I finally got my order together. Great, right? The machine wants my phone number now. Lol no, I thought smugly to myself as I pressed the difficult-to-reach "Skip" button. Why does this machine need my phone number? I'll just get a receipt.

I swiped my card, waited for my receipt, and... nothing. There was a brief bzzzt from the receipt dispenser. The words "New Order" stared me down from the screen. The little "Receipt Here" sign by the dispenser taunted me, unmoving.

There was no receipt.

Normally, this was fine. A cashier would have got my name by now and put that with the order.

The machine did not know my name.

I'd have got a text with my order details, if I had put in my phone number.

The machine did not know my phone number.

As the kitchen called out order number after order number, I realized that my options were limited. Plus, I was holding up the line at the only working kiosk. I gave the machine a sour look, then moved aside toward the crowd of people waiting to hear their order number.

What Do? #

I asked some friends on Discord. They'd been to this food court, some of them regularly. "You'll get a text," one said. "Give the attendant your credit card number," said another.

The phone number would not work, because I never gave the machine my number.

The credit card idea might work to fish out my order number, but I do not know my credit card number. That number is not printed on my card, you see. Think Apple Card. I can't give the attendant a number that I do not have.

"If you have your credit card's bank app on your—"

I don't.

That app is on my secondary phone, which I normally leave at home. I had not anticipated that I'd need to show my credit card number. Besides, I've never before considered that possibility that I might need to show proof of payment using my credit card statement, of all things!

I had two options: (1) flag down the attendant, throw off his groove, make a fuss, and try feebly explain the problem to a manager through a face mask, or (2) wait for food that looks like mine to sit on the counter for a while.

I chose option 2.

The Food #

About ten minutes later, an average wait time, I got some food. Maybe it was my food, maybe it was someone else's, I can't be too sure. My order was a fairly common one. I'm sure someone else got my plate if I got theirs, and that's no skin off either of our backs. The food tasted fine.

The Point #

"The system is wack," as I like to say.

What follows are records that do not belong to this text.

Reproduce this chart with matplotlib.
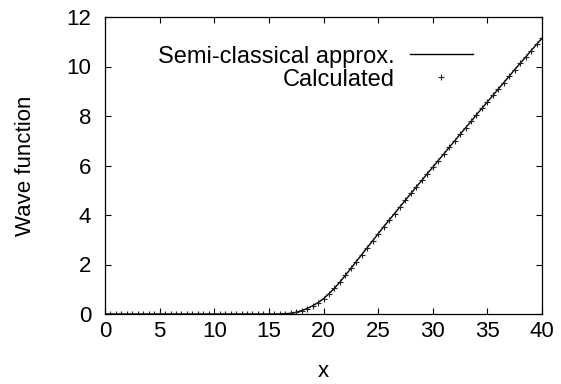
import matplotlib
matplotlib.use("Agg")
import matplotlib.pyplot as plt

plt.rcParams['font.family'] = ['Liberation Sans', 'DejaVu Sans']

x_vals = [0.0, 0.5, 1.0, 1.5, 2.0, 2.5, 3.0, 3.5, 4.0, 4.5, 5.0, 5.5, 6.0, 6.5, 7.0, 7.5,
          8.0, 8.5, 9.0, 9.5, 10.0, 10.5, 11.0, 11.5, 12.0, 12.5, 13.0, 13.5, 14.0, 14.5,
          15.0, 15.5, 16.0, 16.5, 17.0, 17.5, 18.0, 18.5, 19.0, 19.5, 20.0, 20.5, 21.0,
          21.5, 22.0, 22.5, 23.0, 23.5, 24.0, 24.5, 25.0, 25.5, 26.0, 26.5, 27.0, 27.5,
          28.0, 28.5, 29.0, 29.5, 30.0, 30.5, 31.0, 31.5, 32.0, 32.5, 33.0, 33.5, 34.0,
          34.5, 35.0, 35.5, 36.0, 36.5, 37.0, 37.5, 38.0, 38.5, 39.0, 39.5, 40.0]

semi_classical = [0.0, 0.0, 0.0, 0.0, 0.0, 0.0, 0.0, 0.0, 0.0, 0.0, 0.0, 0.0, 0.0, 0.0,
                  0.0, 0.0, 0.0, 0.0, 0.0, 0.0, 0.0, 0.0, 0.0, 0.0, 0.0, 0.0, 0.0, 0.0,
                  0.0, 0.0, 0.0, 0.0, 0.0, 0.01, 0.03, 0.07, 0.14, 0.22, 0.33, 0.46, 0.62,
                  0.82, 1.04, 1.29, 1.56, 1.84, 2.12, 2.40, 2.68, 2.96, 3.24, 3.52, 3.79,
                  4.06, 4.33, 4.60, 4.87, 5.14, 5.40, 5.67, 5.93, 6.20, 6.46, 6.73, 6.99,
                  7.26, 7.52, 7.78, 8.05, 8.31, 8.57, 8.83, 9.09, 9.35, 9.61, 9.87, 10.13,
                  10.38, 10.64, 10.89, 11.14]

calculated = [0.0, 0.0, 0.0, 0.0, 0.0, 0.0, 0.0, 0.0, 0.0, 0.0, 0.0, 0.0, 0.0, 0.0,
              0.0, 0.0, 0.0, 0.0, 0.0, 0.0, 0.0, 0.0, 0.0, 0.0, 0.0, 0.0, 0.0, 0.0,
              0.0, 0.0, 0.0, 0.0, 0.0, 0.01, 0.03, 0.07, 0.14, 0.22, 0.33, 0.46, 0.62,
              0.82, 1.04, 1.29, 1.56, 1.84, 2.12, 2.40, 2.68, 2.96, 3.24, 3.52, 3.79,
              4.06, 4.33, 4.60, 4.87, 5.14, 5.40, 5.67, 5.93, 6.20, 6.46, 6.73, 6.99,
              7.26, 7.52, 7.78, 8.05, 8.31, 8.57, 8.83, 9.09, 9.35, 9.61, 9.87, 10.13,
              10.38, 10.64, 10.89, 11.14]

x_ticks = [0, 5, 10, 15, 20, 25, 30, 35, 40]
y_ticks = [0, 2, 4, 6, 8, 10, 12]

FS = 16
LFS = 17

fig = plt.figure(figsize=(5.61, 3.84), dpi=100)
ax = fig.add_axes([105/561, 1 - 314/384, 437/561, 297/384])

ax.plot(x_vals, semi_classical, color='black', linewidth=1.0, label='Semi-classical approx.')
ax.plot(x_vals, calculated, linestyle='none', marker='+', markersize=5,
        markeredgewidth=0.8, color='#222222', label='Calculated')

ax.set_xlim(0, 40)
ax.set_ylim(0, 12)
ax.set_xticks(x_ticks)
ax.set_yticks(y_ticks)

for s in ax.spines.values():
    s.set_linewidth(0.9)

ax.tick_params(axis='both', direction='in', length=4.5, width=0.8,
               top=True, right=True, labelsize=FS)
ax.tick_params(axis='x', pad=5)
ax.tick_params(axis='y', pad=10)

ax.set_xlabel('x', fontsize=FS, labelpad=14)
ax.set_ylabel('Wave function', fontsize=FS, labelpad=22)

leg = ax.legend(loc='upper right', bbox_to_anchor=(368/437, (314-45.5)/297),
                frameon=False, markerfirst=False, fontsize=LFS,
                handlelength=2.67, handletextpad=0.64, labelspacing=0.05,
                borderpad=0, borderaxespad=0)

fig.savefig('out.png', dpi=100)
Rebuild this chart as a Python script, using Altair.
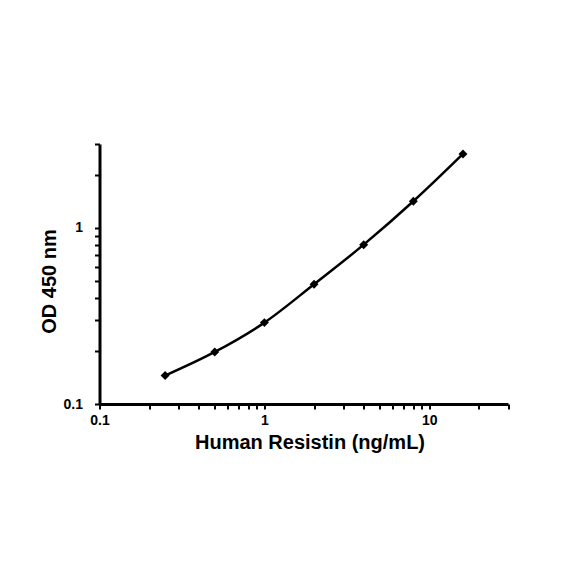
import altair as alt
import pandas as pd

conc = [0.25, 0.5, 1, 2, 4, 8, 16]
od = [0.145, 0.1975, 0.290, 0.479, 0.804, 1.418, 2.634]

x_ticks = [0.1, 0.2, 0.3, 0.4, 0.5, 0.6, 0.7, 0.8, 0.9, 1, 2, 3, 4, 5, 6, 7, 8, 9, 10, 20, 30]
y_ticks = [0.1, 0.2, 0.3, 0.4, 0.5, 0.6, 0.7, 0.8, 0.9, 1, 2, 3]

df = pd.DataFrame({"conc": conc, "od": od})

font = "Liberation Sans"

x_enc = alt.X(
    "conc:Q",
    scale=alt.Scale(type="log", domain=[0.1, 30], nice=False),
    axis=alt.Axis(
        title="Human Resistin (ng/mL)",
        values=x_ticks,
        labelExpr="(datum.value == 0.1 || datum.value == 1 || datum.value == 10) ? format(datum.value, '~g') : ''",
        grid=False,
        domainColor="black",
        domainWidth=3,
        tickColor="black",
        tickWidth=2,
        tickSize=5,
        labelFont=font,
        labelFontWeight="bold",
        labelFontSize=14,
        labelColor="black",
        labelPadding=4,
        labelFlush=False,
        labelOverlap=False,
        titleFont=font,
        titleFontWeight="bold",
        titleFontSize=20,
        titleColor="black",
        titlePadding=5,
        titleX=210,
    ),
)

y_enc = alt.Y(
    "od:Q",
    scale=alt.Scale(type="log", domain=[0.1, 3], nice=False),
    axis=alt.Axis(
        title="OD 450 nm",
        values=y_ticks,
        labelExpr="(datum.value == 0.1 || datum.value == 1) ? format(datum.value, '~g') : ''",
        grid=False,
        domainColor="black",
        domainWidth=3,
        tickColor="black",
        tickWidth=2,
        tickSize=5,
        labelFont=font,
        labelFontWeight="bold",
        labelFontSize=14,
        labelColor="black",
        labelPadding=12,
        labelFlush=False,
        labelOverlap=False,
        titleFont=font,
        titleFontWeight="bold",
        titleFontSize=20,
        titleColor="black",
        titlePadding=4,
        titleY=137,
    ),
)

line = alt.Chart(df).mark_line(color="black", strokeWidth=2.5, interpolate="monotone").encode(x=x_enc, y=y_enc)
pts = alt.Chart(df).mark_point(shape="diamond", filled=True, color="black", size=80, opacity=1).encode(x=x_enc, y=y_enc)

chart = (
    alt.layer(line, pts)
    .properties(
        width=408.5,
        height=260,
        autosize=alt.AutoSizeParams(type="none"),
        padding={"left": 91.5, "top": 136, "right": 60, "bottom": 160},
        view=alt.ViewBackground(stroke=None, strokeOpacity=0),
    )
    .configure_view(stroke=None, strokeOpacity=0, strokeWidth=0)
    .configure(background="white")
)

chart.save("out.html", embed_options={"renderer": "svg", "actions": False})
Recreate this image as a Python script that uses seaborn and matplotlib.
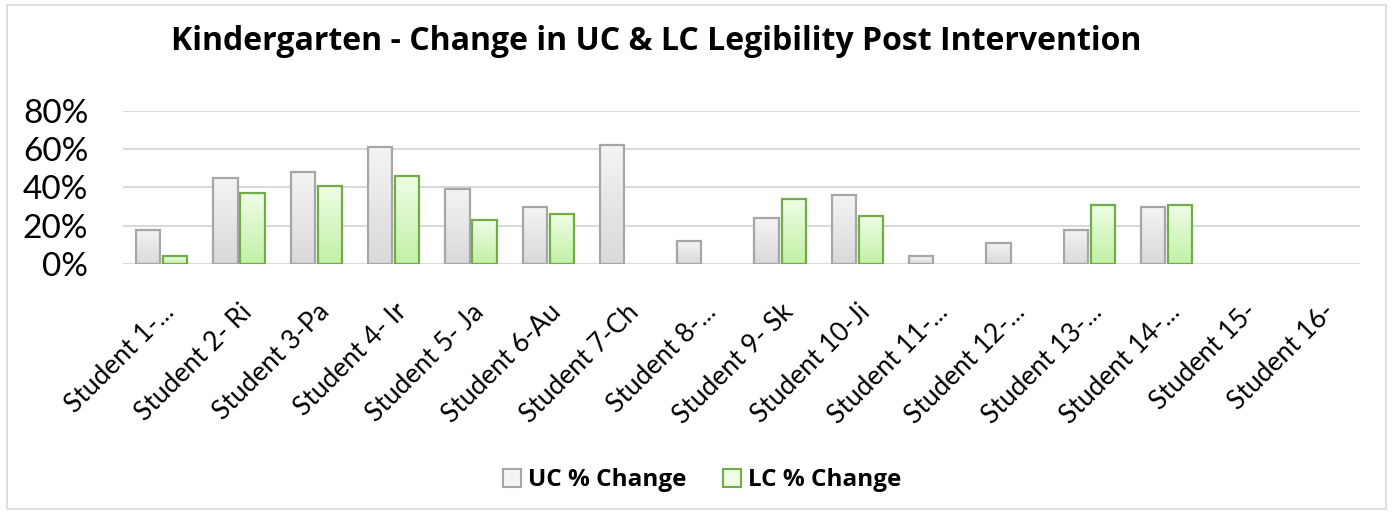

I'm only half joking.

These kiosks are meant to simplify food-getting, perhaps by freeing up manpower for handling orders, or maybe by reducing patrons' ordering mistakes. When I ordered food here in years past, the same person that took the orders would call out food done for people. The lines were long both to order and to get food, the attendant was stressed and overworked, and me standing around not scrolling social media felt really awkward. All of it was a bit overwhelming for everyone involved.

Credit where credit is due, the kiosk seemed to help; today's line wasn't very long to order. The kiosk was also the most frustrating part of the process for me.

The programmers of this kiosk's software missed one important bundle of considerations: the receipt printer. I got my food because, luckily, I knew what my order would look like. Luckily, the attendant believed me when I said the receipt machine is out of paper and I'm totally number 83. 😅 Luckily, I'm not the sort of person to raise a public fuss over $6 of food.

The kiosk wasn't designed to create this sort of confusion. When every user follows the "happy path," the one where I use my club card, provide my phone number, and the receipt printer has paper, everything is fine! The programmers chose to make important form elements optional (like my phone number), never considering that the receipt might not exist. The programmers chose to omit the order number from the confirmation screen, never considering that receipt paper could run out at any time. The programmers possibly never considered adding a prompt, in case the printer ran out of paper, to ask the user for a phone number or email address so they might have some sort of payment confirmation. This series of small decisions led to a slightly-broken system, and frustrated one user enough for them to write up a blog post about it.

I can't assume much about the process this machine went through between implementation and testing, but more QA (Quality Assurance) testing wouldn't hurt.